I’m losing 10 to 15 lbs a month since May, without effort or dieting.
You might wonder why I’m writing about healthy weight management on a website which is about being a natural, free, human being. Well, there are a number of relevant lessons in this.
A few years ago I got tired of dieting. I realized that all diets work in the same way. First, they work. I lose weight. Then, they don’t work. And I gain back weight with a vengeance, generally gaining back even more than I had lost.
I went through many yo-yo swings before I got tired of it. I read Charles Eisenstein’s The Yoga of Eating and some stuff from Geneen Roth, and what they said made intuitive sense to me.
So about a year ago, I tried the following:
Eat when I’m hungry
Eat absolutely whatever I feel like eating
Stop eating when I’m satisfied
Eat with full awareness
This meant discarding all the conventional wisdom about eating.
I eat when I’m hungry. If I’m hungry late at night, or in the middle of the night, I eat. If I’m not hungry for breakfast I don’t eat breakfast.
I eat absolutely whatever I want to eat. If I feel like eating potato chips or ice cream or a donut, that’s what I eat.
I tried this for a year, and what happened was, well, nothing. In fact I think I gained more weight.
About the time that I felt the relief, I also began to understand why this was not working.
So I made a small change. I changed “awareness” to pleasure. Instead of eating with awareness, I eat with pleasure.
And it works. Effortlessly. Without any sense of deprivation.
This experience I think is an apt analogy to what happens when we go on a spiritual search for enlightenment.
I gained weight for emotional reasons. I gained weight because I was eating through fear and conditioning and mental rules.
This is what happens generally in life. We have a sense of alienation from the very beginning, and so we learn to experience life through fear and conditioning and confusion and mental rules.

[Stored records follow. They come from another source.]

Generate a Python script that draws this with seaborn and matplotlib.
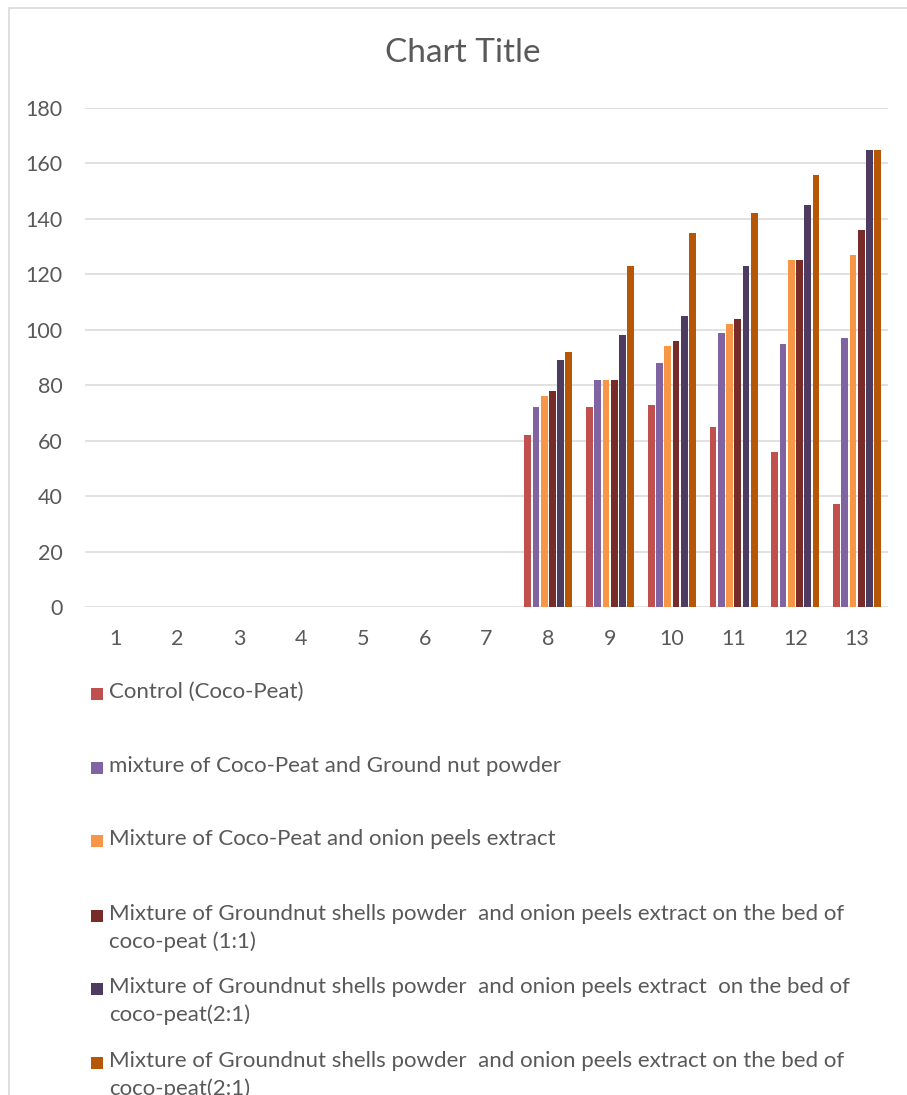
import matplotlib
matplotlib.use("Agg")
import matplotlib.pyplot as plt
from matplotlib.patches import Rectangle
import seaborn as sns
import pandas as pd
import numpy as np

# data (days 1-7 have no bars)
days = [str(d) for d in range(1, 14)]
series_names = [
    "Control (Coco-Peat)",
    "mixture of Coco-Peat and Ground nut powder",
    "Mixture of Coco-Peat and onion peels extract",
    "Mixture of Groundnut shells powder  and onion peels extract on the bed of\ncoco-peat (1:1)",
    "Mixture of Groundnut shells powder  and onion peels extract  on the bed of\ncoco-peat(2:1)",
    "Mixture of Groundnut shells powder  and onion peels extract on the bed of\ncoco-peat(2:1)",
]
nan = np.nan
control = [nan] * 7 + [62, 72, 73, 65, 56, 37]
ground_nut = [nan] * 7 + [72, 82, 88, 99, 95, 97]
onion = [nan] * 7 + [76, 82, 94, 102, 125, 127]
mix_1_1 = [nan] * 7 + [78, 82, 96, 104, 125, 136]
mix_2_1a = [nan] * 7 + [89, 98, 105, 123, 145, 165]
mix_2_1b = [nan] * 7 + [92, 123, 135, 142, 156, 165]
colors = ["#c0504d", "#8064a2", "#f79646", "#772c2a", "#4d3b62", "#b65708"]

all_vals = [control, ground_nut, onion, mix_1_1, mix_2_1a, mix_2_1b]
frames = []
for i, (name, vals) in enumerate(zip(series_names, all_vals)):
    frames.append(pd.DataFrame({"day": days, "value": vals, "series": "s%d" % i}))
df = pd.concat(frames, ignore_index=True)

sns.set_theme(style="white")
plt.rcParams["font.family"] = ["Lato", "DejaVu Sans"]
text_col = "#595959"
grid_col = "#d9d9d9"

W, H = 907, 1095
fig = plt.figure(figsize=(W / 100, H / 100), dpi=100)
ax = fig.add_axes([85 / W, 1 - 607 / H, 803 / W, 499 / H])

palette = dict(("s%d" % i, c) for i, c in enumerate(colors))
sns.barplot(data=df, x="day", y="value", hue="series", order=days,
            hue_order=list(palette.keys()), palette=palette, errorbar=None,
            width=0.8, gap=0.18, saturation=1, legend=False, ax=ax,
            linewidth=0)

ax.set_xlim(-0.5, 12.5)
ax.set_ylim(0, 180)
ax.set_yticks(range(0, 181, 20))
ax.grid(axis="y", color=grid_col, linewidth=1.1)
ax.set_axisbelow(True)
sns.despine(ax=ax, left=True, bottom=True)
ax.set_xlabel("")
ax.set_ylabel("")
ax.tick_params(axis="y", length=0, pad=16, labelsize=15.5, labelcolor=text_col)
ax.tick_params(axis="x", length=0, pad=16, labelsize=15.5, labelcolor=text_col)

fig.text(463 / W, 1 - 53 / H, "Chart Title", ha="center", va="center",
         fontsize=24, color=text_col)

# chart area border (left and top visible)
fig.add_artist(Rectangle((9 / W, -0.1), 1.2, 1.1 - 8 / H, transform=fig.transFigure,
                         fill=False, edgecolor=grid_col, linewidth=1.2))

# legend entries, stacked below the plot
tops = [682, 756, 829, 904, 977, 1051]
for name, col, top in zip(series_names, colors, tops):
    fig.add_artist(Rectangle((91 / W, 1 - (top + 18) / H), 12 / W, 12 / H,
                             transform=fig.transFigure, facecolor=col, edgecolor="none"))
    fig.text(109 / W, 1 - top / H, name, ha="left", va="top", fontsize=16,
             color=text_col, linespacing=1.45)

fig.savefig("out.png", dpi=100, facecolor="white")
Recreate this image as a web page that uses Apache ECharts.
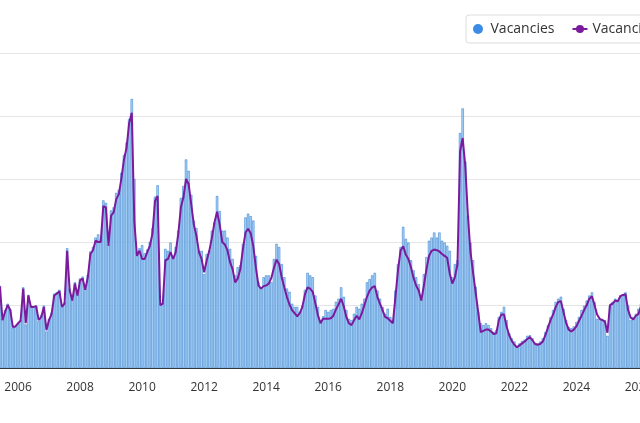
<!DOCTYPE html>
<html>
<head>
<meta charset="utf-8">
<script src="https://cdn.jsdelivr.net/npm/echarts@6/dist/echarts.min.js"></script>
<style>
  html, body { margin: 0; padding: 0; width: 640px; height: 423px; overflow: hidden; background: #fff; }
  #chart { position: absolute; left: -50px; top: 0; width: 900px; height: 423px; }
</style>
</head>
<body>
<div id="chart"></div>
<script>
// monthly series, first month Jan 2005
const startYear = 2005;
const tickYears = ['2006', '2008', '2010', '2012', '2014', '2016', '2018', '2020', '2022', '2024', '2026'];

const vacancies = [
  108, 112, 118, 126, 140, 130, 78, 92, 102, 93, 64, 66,
  71, 76, 128, 69, 116, 99, 98, 99, 74, 84, 99, 58,
  78, 88, 118, 120, 124, 98, 104, 190, 126, 108, 136, 117,
  142, 145, 126, 148, 185, 192, 207, 212, 204, 266, 262, 196,
  250, 255, 278, 283, 310, 338, 358, 395, 427, 300, 185, 190,
  195, 182, 188, 200, 222, 272, 290, 100, 104, 189, 186, 199,
  176, 192, 218, 270, 289, 331, 313, 275, 234, 222, 186, 186,
  149, 181, 186, 218, 231, 273, 249, 218, 218, 207, 189, 173,
  147, 160, 163, 197, 239, 245, 241, 234, 178, 136, 128, 144,
  147, 147, 136, 173, 197, 192, 165, 144, 126, 121, 102, 97,
  97, 89, 99, 124, 151, 147, 144, 115, 97, 76, 82, 92,
  89, 92, 94, 105, 110, 128, 113, 92, 78, 76, 86, 97,
  94, 102, 110, 136, 141, 147, 151, 123, 110, 97, 86, 94,
  81, 76, 123, 165, 192, 224, 205, 199, 171, 155, 144, 133,
  110, 149, 176, 202, 207, 215, 207, 215, 202, 199, 194, 186,
  144, 165, 171, 373, 412, 328, 242, 199, 171, 129, 89, 71,
  68, 71, 68, 63, 57, 60, 81, 89, 97, 76, 55, 47,
  42, 35, 39, 43, 45, 51, 52, 47, 40, 39, 42, 47,
  57, 68, 81, 92, 105, 110, 113, 94, 76, 65, 63, 66,
  73, 81, 92, 99, 107, 115, 120, 105, 78, 78, 78, 76,
  51, 99, 105, 110, 107, 115, 117, 120, 99, 76, 81, 86,
  94, 102, 108, 112
];

const vacanciesAvg = [
  100, 105, 112, 120, 135, 128, 76, 89, 100, 92, 65, 66,
  71, 75, 126, 71, 115, 97, 97, 98, 76, 81, 97, 60,
  76, 86, 115, 118, 122, 97, 102, 186, 123, 107, 134, 115,
  139, 142, 124, 144, 181, 187, 202, 200, 200, 257, 255, 194,
  242, 247, 268, 276, 301, 331, 350, 389, 405, 232, 178, 186,
  173, 173, 184, 194, 213, 265, 273, 100, 102, 171, 173, 184,
  173, 184, 213, 255, 271, 300, 292, 260, 228, 210, 184, 173,
  152, 171, 186, 207, 231, 248, 228, 200, 196, 187, 168, 157,
  136, 142, 157, 189, 215, 221, 214, 194, 160, 131, 126, 130,
  131, 134, 143, 159, 172, 165, 144, 128, 113, 101, 92, 87,
  82, 87, 97, 117, 128, 126, 121, 103, 84, 71, 78, 78,
  78, 79, 83, 93, 101, 110, 98, 81, 71, 68, 76, 83,
  77, 87, 100, 113, 123, 128, 130, 113, 102, 92, 81, 79,
  75, 71, 113, 156, 187, 193, 180, 173, 160, 143, 131, 123,
  107, 131, 157, 178, 186, 188, 187, 185, 181, 178, 175, 150,
  134, 144, 165, 344, 365, 321, 244, 185, 152, 121, 89, 57,
  59, 61, 61, 58, 54, 55, 76, 85, 85, 66, 52, 43,
  37, 33, 36, 39, 42, 46, 49, 44, 38, 37, 38, 42,
  52, 64, 76, 85, 97, 105, 106, 89, 72, 61, 58, 61,
  66, 75, 83, 92, 100, 110, 114, 100, 85, 78, 76, 74,
  56, 100, 102, 107, 106, 114, 116, 117, 92, 80, 77, 83,
  86, 98, 105, 110
];

// month categories built from the start year
const months = vacancies.map((_, i) => {
  const y = startYear + Math.floor(i / 12);
  const m = (i % 12) + 1;
  return y + '-' + (m < 10 ? '0' + m : m);
});

const isYearTick = (index) => {
  const label = months[index];
  return label.slice(5) === '01' && tickYears.indexOf(label.slice(0, 4)) !== -1;
};

const chart = echarts.init(document.getElementById('chart'));

chart.setOption({
  animation: false,
  textStyle: { fontFamily: 'Open Sans' },
  legend: {
    left: 516,
    top: 15,
    padding: [7, 7],
    itemGap: 17,
    itemWidth: 15,
    itemHeight: 10,
    borderColor: '#dcdcdc',
    borderWidth: 1,
    borderRadius: 3,
    textStyle: { color: '#333', fontSize: 14, fontFamily: 'Open Sans' },
    data: [
      { name: 'Vacancies', icon: 'circle', itemStyle: { color: '#3c8ce7', borderWidth: 0 } },
      { name: 'Vacancies (3-month average)' }
    ]
  },
  grid: {
    left: 35.7,
    width: 661.8,
    top: 53,
    bottom: 55
  },
  xAxis: {
    type: 'category',
    data: months,
    boundaryGap: true,
    axisLine: { lineStyle: { color: '#333', width: 1 } },
    axisTick: {
      alignWithLabel: true,
      interval: isYearTick,
      length: 5,
      lineStyle: { color: '#666' }
    },
    axisLabel: {
      interval: isYearTick,
      formatter: (v) => v.slice(0, 4),
      color: '#333',
      fontSize: 12,
      margin: 14
    }
  },
  yAxis: {
    type: 'value',
    min: 0,
    max: 500,
    interval: 100,
    axisLabel: { show: false },
    axisLine: { show: false },
    axisTick: { show: false },
    splitLine: { lineStyle: { color: '#e5e5e5' } }
  },
  series: [
    {
      name: 'Vacancies',
      type: 'bar',
      data: vacancies,
      barCategoryGap: '10%',
      itemStyle: {
        color: '#acd5f8',
        borderColor: '#2272c9',
        borderWidth: 0.5
      }
    },
    {
      name: 'Vacancies (3-month average)',
      type: 'line',
      data: vacanciesAvg,
      symbol: 'circle',
      symbolSize: 6,
      showSymbol: false,
      lineStyle: { color: '#7c1a9e', width: 2 },
      itemStyle: { color: '#7c1a9e' }
    }
  ]
});
</script>
</body>
</html>
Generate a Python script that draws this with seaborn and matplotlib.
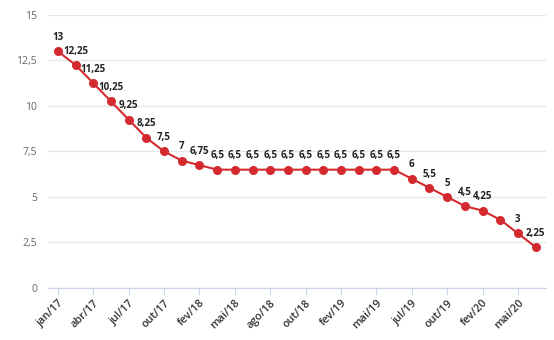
import matplotlib
matplotlib.use("Agg")
import matplotlib.pyplot as plt
import seaborn as sns
import pandas as pd

# Selic target rate at each Copom meeting (% a.a.)
meetings = ["jan/17", "fev/17", "abr/17", "mai/17", "jul/17", "set/17", "out/17", "dez/17",
            "fev/18", "mar/18", "mai/18", "jun/18", "ago/18", "set/18", "out/18", "dez/18",
            "fev/19", "mar/19", "mai/19", "jun/19", "jul/19", "set/19", "out/19", "dez/19",
            "fev/20", "mar/20", "mai/20", "jun/20"]
selic = [13, 12.25, 11.25, 10.25, 9.25, 8.25, 7.5, 7,
         6.75, 6.5, 6.5, 6.5, 6.5, 6.5, 6.5, 6.5,
         6.5, 6.5, 6.5, 6.5, 6, 5.5, 5, 4.5,
         4.25, 3.75, 3, 2.25]
show_label = [True] * len(selic)
show_label[25] = False  # 3,75 label hidden

y_ticks = [0, 2.5, 5, 7.5, 10, 12.5, 15]

def br(v):
    s = f"{v:g}"
    return s.replace(".", ",")

sns.set_theme(style="white")
plt.rcParams["font.family"] = ["Open Sans", "DejaVu Sans"]

df = pd.DataFrame({"pos": range(len(meetings)), "selic": selic})

fig = plt.figure(figsize=(5.54, 3.40), dpi=100)
ax = fig.add_axes([0.087, 0.153, 0.899, 0.803])

red = "#d42a2f"
sns.lineplot(data=df, x="pos", y="selic", ax=ax, color=red, linewidth=1.5,
             marker="o", markersize=6.5, markeredgewidth=0, zorder=3)

for i, (v, show) in enumerate(zip(selic, show_label)):
    if show:
        ax.annotate(br(v), (i, v), xytext=(0, 6), textcoords="offset points",
                    ha="center", va="bottom", fontsize=7, fontweight="bold",
                    color="#222222", zorder=4)

ax.set_xlim(-0.55, 27.6)
ax.set_ylim(0, 15)
ax.set_yticks(y_ticks)
ax.set_yticklabels([br(t) for t in y_ticks], color="#666666", fontsize=7.5)
ax.yaxis.grid(True, color="#e6e6e6", linewidth=0.9)
ax.set_axisbelow(True)

tick_pos = list(range(0, len(meetings), 2))
ax.set_xticks(tick_pos)
ax.set_xticklabels([meetings[i] for i in tick_pos], rotation=45, ha="right",
                   rotation_mode="anchor", color="#333333", fontsize=7.8,
                   fontweight="semibold")
ax.tick_params(axis="x", length=5, width=0.8, color="#ccd6eb", pad=2, bottom=True)
ax.tick_params(axis="y", length=0, pad=8)

for side in ["top", "right", "left"]:
    ax.spines[side].set_visible(False)
ax.spines["bottom"].set_color("#ccd6eb")
ax.spines["bottom"].set_linewidth(0.9)

ax.set_xlabel("")
ax.set_ylabel("")

fig.savefig("out.png", dpi=100, facecolor="white")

At some point we decide we don’t like being fat. So we go on quest to fix the problem. Which is what dieting is.
At some point in life we don’t like being confused or depressed or feeling uncomfortable in our own skins. So we go on spiritual quest to fix our lives. We seek wisdom and practices and enlightenment.
Dieting is very much like the spiritual quest. They are both just another form of control, another of form of resistance.
It turns out the answer is not to try to fix our lives. If the goal is to live freely and naturally and sanely, the answer is not to try to fix anything or seek anything. That takes us further away from the truth. The answer is to recognize that the only problem there is is that we have always thought, from the beginning of our lives, that there is a problem. Everything else is a logical effect of this original problem.
Similarly, the answer is not to go on a diet to lose weight. The answer is to recognize that because of fear we learn to eat emotionally. When we eat freely and naturally and body knows exactly what to do.
Another lesson here is to understand how powerfully distracting abstraction is. I was trying to eat naturally with “awareness.” Awareness is an abstract word, it took me further away from the real thing. “Pleasure” is something I understand innately, I don’t have to learn pleasure, I don’t have get into any specific mind state to experience pleasure, I completely and immediately understand what pleasure is.
These words which we use, like awareness, oneness, non-duality, acceptance, consciousness, karma, true self, false self, Self, self, and all the paradoxes and clever sayings and wisdom and Sanskrit words which spiritual enthusiasts seem to be so fond of–well, they take us further away from the actual thing.
The actual thing, the sense of you, is utterly ordinary, and right here on the surface. You don’t have to dig down deep for it, you don’t have to look for it, you don’t have to distinguish it from abstractions like false self and true self and awareness and consciousness. It’s just you. Take a look.